The two types of multivariate analysis showed that there were variables that had a common result in relation to the number of teeth, although tooth‐brushing frequency did not show significant results in the linear regression analysis. Few people brushed their teeth once a day in this study, and the lack of information about the participant's actual oral status may have influenced the results. People who brush their teeth more frequently have been reported to have less tooth loss (Fatima Del Carmen et al. 2021; Al‐Harthi et al. 2022). Because people with ID have poor oral hygiene (Petrovic et al. 2016), improving the oral hygiene of people with ID is considered important for preventing tooth loss.

This study had several limitations. Because they were obtained via a questionnaire survey, the data may have been biased. Some participants did not report how many teeth they had, and the accuracy of the proxy‐reported number of teeth could not be confirmed. The number of teeth may have a misattribution bias caused by the subjectivity and circumstances of the person reporting. Although the self‐reported number of teeth in adult population has previously shown reliability (Matsui et al. 2016; Margozzini et al. 2019), our proxy‐reported data of persons with ID may be less valid than the simple self‐reported data of the general population.
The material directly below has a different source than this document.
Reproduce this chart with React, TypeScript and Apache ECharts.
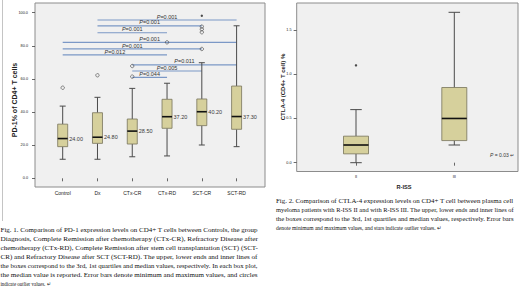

The responses provided may have differed according to whether the respondent was a relative or a caregiver. The diagnosis of disability and tooth‐brushing frequency may generate false positives due to the small number of people in the category. Because this was a cross‐sectional study, we could not evaluate the causality of the relationships of the factors of interest with the number of teeth. It is difficult to generalise the results because of the selection bias caused by the study being conducted in facilities for persons with ID in a single prefecture, as well as the low participation rate. Regarding tooth brushing, the relationship between the number of teeth and tooth‐brushing frequency differed between the two different analyses; even with significant results, the CI was wide. We did not investigate the use of toothpaste when brushing teeth. Further research needs to examine the effect of tooth brushing on the number of teeth in people with ID. However, few studies have evaluated the factors related to the number of teeth in middle‐aged and elderly persons with ID.

One strength of this study was the finding that persons with ID lost more teeth at an earlier age compared with members of the general population, which indicates that earlier intervention is needed to maintain oral health. Longitudinal studies of persons with ID are needed to identify factors associated with maintenance of the oral health of individuals with ID.

Conclusion

Middle‐aged and older individuals with ID typically lose many teeth, the number of which is linked to the type of disability. Regular dental visits may be effective for preventing tooth loss in middle‐aged and older persons with ID.

Conflict of interest

The authors declare no conflict interest.

Source of funding

This work was supported by JSPS KAKENHI Grant Number JP17K17389.

Ethics statement

The purpose of the study was explained to the heads of the participating facilities for persons with intellectual disabilities, and only those facilities whose heads consented to participate were included in the survey. This study was approved by the Institutional Review Board of the School of Dentistry of Aichi Gakuin University (approval number 539).